-- Provided data --
## begin

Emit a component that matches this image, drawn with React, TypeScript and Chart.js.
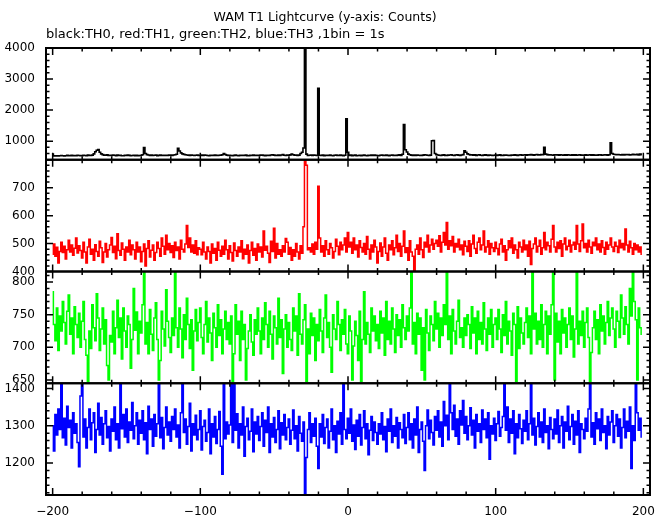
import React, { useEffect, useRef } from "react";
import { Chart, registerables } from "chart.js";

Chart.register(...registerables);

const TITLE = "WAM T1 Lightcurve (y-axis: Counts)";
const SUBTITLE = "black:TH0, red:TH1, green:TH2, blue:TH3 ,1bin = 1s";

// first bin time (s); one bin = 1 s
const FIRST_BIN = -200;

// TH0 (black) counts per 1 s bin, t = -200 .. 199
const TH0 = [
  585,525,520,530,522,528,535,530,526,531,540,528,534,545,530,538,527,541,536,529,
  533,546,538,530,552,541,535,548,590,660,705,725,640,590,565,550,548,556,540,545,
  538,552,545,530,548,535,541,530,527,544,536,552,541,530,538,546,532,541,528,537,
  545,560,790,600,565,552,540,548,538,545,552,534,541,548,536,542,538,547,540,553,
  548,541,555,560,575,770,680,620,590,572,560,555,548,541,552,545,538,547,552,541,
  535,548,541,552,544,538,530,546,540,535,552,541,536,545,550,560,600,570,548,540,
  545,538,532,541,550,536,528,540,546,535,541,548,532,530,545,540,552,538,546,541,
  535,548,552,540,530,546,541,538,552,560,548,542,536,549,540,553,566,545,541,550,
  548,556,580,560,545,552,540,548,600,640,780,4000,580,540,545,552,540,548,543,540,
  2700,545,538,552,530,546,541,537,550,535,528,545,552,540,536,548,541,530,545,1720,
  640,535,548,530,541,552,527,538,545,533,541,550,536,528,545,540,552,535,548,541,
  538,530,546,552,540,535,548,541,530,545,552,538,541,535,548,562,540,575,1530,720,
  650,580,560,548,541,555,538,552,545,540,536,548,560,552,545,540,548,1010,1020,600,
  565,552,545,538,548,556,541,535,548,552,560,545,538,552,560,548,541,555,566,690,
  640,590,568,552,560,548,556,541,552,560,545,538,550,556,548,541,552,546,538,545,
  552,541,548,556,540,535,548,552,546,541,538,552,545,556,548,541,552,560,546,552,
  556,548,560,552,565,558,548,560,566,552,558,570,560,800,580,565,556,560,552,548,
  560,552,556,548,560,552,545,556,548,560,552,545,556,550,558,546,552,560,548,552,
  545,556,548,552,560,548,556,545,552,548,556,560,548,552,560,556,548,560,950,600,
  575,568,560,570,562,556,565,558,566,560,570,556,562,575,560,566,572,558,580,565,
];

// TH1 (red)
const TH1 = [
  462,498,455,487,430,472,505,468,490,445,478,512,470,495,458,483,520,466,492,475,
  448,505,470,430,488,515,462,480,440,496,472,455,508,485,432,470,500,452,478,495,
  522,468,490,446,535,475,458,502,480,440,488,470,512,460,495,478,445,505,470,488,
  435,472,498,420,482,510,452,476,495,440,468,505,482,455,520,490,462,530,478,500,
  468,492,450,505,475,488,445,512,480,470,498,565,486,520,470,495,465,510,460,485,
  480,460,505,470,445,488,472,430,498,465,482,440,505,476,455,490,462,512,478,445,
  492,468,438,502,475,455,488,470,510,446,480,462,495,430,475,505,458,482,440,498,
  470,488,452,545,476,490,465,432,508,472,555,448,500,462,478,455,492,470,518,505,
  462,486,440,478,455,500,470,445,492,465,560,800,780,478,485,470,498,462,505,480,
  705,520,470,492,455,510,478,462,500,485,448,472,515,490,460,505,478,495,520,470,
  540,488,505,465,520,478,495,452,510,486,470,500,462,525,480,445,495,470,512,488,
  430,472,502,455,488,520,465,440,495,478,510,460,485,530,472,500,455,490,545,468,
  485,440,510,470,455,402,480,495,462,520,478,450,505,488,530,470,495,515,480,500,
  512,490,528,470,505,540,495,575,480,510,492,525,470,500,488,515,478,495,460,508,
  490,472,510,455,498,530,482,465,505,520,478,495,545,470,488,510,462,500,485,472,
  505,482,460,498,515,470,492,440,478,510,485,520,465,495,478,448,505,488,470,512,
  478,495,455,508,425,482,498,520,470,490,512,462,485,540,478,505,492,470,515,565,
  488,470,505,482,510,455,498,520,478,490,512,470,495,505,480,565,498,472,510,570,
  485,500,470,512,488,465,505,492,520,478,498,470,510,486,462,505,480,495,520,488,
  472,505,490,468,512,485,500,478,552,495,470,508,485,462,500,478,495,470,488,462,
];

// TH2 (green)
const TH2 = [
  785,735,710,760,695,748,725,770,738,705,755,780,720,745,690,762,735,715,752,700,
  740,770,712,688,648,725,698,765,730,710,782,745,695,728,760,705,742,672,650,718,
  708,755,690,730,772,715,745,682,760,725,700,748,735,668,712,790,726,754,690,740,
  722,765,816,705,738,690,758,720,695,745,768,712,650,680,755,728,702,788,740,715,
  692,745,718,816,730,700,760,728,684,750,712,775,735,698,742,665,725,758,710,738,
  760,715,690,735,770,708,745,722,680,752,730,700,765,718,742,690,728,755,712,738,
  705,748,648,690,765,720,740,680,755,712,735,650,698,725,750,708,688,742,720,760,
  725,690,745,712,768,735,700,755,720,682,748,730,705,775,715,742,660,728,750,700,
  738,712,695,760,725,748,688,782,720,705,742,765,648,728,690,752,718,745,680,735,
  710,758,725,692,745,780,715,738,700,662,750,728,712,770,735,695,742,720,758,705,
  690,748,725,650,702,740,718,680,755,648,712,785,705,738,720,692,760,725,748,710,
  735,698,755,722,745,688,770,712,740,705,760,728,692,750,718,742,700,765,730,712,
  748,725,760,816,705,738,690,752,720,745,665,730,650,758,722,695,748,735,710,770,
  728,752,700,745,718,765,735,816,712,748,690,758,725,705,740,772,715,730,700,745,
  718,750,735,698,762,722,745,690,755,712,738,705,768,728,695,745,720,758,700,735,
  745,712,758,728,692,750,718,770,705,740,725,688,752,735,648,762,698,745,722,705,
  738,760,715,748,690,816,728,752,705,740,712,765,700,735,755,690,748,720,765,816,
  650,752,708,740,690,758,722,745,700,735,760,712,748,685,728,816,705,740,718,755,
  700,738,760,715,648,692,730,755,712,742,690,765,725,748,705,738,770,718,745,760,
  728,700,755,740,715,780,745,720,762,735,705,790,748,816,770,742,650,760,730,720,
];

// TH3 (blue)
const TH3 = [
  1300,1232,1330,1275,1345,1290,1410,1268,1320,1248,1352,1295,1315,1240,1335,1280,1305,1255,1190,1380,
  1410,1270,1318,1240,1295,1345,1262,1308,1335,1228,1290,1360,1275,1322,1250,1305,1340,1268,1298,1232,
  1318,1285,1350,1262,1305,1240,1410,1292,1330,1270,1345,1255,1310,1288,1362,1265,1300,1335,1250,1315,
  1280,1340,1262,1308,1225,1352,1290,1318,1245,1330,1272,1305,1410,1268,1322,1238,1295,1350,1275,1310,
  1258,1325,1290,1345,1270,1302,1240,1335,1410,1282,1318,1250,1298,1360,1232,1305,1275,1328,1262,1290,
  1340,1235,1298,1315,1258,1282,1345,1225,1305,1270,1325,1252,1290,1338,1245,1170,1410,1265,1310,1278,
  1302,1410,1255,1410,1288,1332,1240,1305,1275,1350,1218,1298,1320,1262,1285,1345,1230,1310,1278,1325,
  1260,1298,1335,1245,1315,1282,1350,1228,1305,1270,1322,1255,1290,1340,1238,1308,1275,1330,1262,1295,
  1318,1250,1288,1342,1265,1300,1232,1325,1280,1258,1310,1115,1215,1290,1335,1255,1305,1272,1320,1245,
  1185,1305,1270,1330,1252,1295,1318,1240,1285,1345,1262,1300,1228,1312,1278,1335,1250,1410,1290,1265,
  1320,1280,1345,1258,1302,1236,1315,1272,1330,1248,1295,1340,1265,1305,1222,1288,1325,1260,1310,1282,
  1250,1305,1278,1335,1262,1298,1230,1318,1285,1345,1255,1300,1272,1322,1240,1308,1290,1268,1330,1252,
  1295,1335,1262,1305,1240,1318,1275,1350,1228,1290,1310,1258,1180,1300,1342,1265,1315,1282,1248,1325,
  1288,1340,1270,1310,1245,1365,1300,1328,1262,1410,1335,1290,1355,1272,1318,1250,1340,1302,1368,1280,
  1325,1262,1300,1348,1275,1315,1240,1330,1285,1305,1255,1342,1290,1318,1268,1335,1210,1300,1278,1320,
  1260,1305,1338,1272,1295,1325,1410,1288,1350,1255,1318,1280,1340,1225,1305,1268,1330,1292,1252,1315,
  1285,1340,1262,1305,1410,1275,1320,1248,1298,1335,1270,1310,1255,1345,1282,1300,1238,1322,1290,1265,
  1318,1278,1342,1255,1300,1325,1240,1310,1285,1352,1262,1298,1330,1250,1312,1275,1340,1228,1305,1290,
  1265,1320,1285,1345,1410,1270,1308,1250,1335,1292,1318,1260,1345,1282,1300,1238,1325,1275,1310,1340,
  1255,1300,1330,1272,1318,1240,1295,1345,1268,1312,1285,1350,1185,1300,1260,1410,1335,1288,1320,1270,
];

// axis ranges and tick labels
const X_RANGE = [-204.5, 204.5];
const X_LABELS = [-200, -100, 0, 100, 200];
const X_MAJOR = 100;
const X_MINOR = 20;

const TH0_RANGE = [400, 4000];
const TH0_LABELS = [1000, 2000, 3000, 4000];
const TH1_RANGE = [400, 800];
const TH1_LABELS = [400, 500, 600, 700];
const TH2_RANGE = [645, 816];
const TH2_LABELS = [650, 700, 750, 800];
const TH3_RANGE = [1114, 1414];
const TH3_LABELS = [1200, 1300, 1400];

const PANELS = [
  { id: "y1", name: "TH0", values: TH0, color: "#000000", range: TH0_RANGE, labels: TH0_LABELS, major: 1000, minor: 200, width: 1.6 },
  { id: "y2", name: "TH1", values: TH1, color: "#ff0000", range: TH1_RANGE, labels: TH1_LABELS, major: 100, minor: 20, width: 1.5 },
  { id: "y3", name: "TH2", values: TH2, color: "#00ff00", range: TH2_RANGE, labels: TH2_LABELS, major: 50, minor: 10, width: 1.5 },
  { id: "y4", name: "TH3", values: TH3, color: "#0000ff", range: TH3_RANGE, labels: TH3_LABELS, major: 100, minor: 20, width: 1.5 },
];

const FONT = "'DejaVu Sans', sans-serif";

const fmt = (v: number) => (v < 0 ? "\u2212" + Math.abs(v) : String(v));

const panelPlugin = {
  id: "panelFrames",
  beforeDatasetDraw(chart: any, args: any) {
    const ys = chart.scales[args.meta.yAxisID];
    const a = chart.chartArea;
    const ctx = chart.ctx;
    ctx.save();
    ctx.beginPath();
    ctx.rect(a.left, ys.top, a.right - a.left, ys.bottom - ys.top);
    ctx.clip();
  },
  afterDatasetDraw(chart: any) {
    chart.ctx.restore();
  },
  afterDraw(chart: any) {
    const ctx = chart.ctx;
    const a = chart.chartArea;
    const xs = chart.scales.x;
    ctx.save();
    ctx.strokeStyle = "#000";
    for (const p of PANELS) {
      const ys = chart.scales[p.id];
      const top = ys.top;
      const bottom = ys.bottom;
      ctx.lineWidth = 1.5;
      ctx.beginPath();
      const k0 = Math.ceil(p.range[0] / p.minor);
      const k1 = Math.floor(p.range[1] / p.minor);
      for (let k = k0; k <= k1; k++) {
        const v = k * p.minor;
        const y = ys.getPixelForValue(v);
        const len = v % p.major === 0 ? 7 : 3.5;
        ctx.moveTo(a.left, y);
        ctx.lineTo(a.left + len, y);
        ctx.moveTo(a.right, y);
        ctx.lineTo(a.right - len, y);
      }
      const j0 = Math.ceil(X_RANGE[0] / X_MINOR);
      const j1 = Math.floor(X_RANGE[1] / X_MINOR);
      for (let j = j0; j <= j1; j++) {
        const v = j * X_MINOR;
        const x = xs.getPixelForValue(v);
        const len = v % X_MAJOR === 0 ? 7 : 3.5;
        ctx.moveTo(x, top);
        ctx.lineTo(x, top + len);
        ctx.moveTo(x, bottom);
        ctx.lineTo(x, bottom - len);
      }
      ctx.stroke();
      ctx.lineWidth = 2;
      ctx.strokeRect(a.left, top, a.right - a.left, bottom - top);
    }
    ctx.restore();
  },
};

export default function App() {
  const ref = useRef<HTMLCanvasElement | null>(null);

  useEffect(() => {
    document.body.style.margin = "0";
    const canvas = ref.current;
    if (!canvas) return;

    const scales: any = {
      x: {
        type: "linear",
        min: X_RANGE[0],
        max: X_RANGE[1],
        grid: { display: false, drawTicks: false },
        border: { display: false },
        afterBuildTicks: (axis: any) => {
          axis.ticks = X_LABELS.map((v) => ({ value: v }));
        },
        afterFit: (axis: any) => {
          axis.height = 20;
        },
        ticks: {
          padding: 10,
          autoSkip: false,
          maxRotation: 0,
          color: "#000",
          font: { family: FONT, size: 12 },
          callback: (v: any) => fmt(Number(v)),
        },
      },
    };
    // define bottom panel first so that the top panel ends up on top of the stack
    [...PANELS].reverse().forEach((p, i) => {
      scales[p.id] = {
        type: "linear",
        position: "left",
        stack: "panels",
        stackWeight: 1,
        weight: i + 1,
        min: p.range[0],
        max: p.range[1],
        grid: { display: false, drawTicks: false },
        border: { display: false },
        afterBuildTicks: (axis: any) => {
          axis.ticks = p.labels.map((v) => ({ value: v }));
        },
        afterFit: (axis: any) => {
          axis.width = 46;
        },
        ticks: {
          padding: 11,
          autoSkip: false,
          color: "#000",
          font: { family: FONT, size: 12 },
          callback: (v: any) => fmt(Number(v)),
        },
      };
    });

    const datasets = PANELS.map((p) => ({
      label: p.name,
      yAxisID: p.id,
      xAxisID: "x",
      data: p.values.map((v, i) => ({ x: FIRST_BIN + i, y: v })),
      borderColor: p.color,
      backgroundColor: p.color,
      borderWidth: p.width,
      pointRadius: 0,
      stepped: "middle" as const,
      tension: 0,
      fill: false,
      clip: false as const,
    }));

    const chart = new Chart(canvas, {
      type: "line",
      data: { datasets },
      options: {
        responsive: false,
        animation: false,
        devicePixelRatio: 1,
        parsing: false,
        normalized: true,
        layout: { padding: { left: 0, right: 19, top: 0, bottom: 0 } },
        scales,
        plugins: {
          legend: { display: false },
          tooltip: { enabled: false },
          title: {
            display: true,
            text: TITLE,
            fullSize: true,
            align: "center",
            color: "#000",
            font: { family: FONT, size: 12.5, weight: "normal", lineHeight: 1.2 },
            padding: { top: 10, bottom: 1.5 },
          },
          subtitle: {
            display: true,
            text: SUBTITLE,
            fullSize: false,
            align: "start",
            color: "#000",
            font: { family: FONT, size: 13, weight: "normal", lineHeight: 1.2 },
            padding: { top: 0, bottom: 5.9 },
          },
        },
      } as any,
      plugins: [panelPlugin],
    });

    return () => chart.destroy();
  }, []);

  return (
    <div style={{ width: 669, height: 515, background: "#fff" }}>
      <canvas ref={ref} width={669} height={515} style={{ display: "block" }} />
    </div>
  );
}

## end

-- The task --
Copy nothing but the lines from the top of the material through the line holding "const FIRST_BIN = -200;", exactly as written; omit pictures.

-- Correct result --
Emit a component that matches this image, drawn with React, TypeScript and Chart.js.
import React, { useEffect, useRef } from "react";
import { Chart, registerables } from "chart.js";

Chart.register(...registerables);

const TITLE = "WAM T1 Lightcurve (y-axis: Counts)";
const SUBTITLE = "black:TH0, red:TH1, green:TH2, blue:TH3 ,1bin = 1s";

// first bin time (s); one bin = 1 s
const FIRST_BIN = -200;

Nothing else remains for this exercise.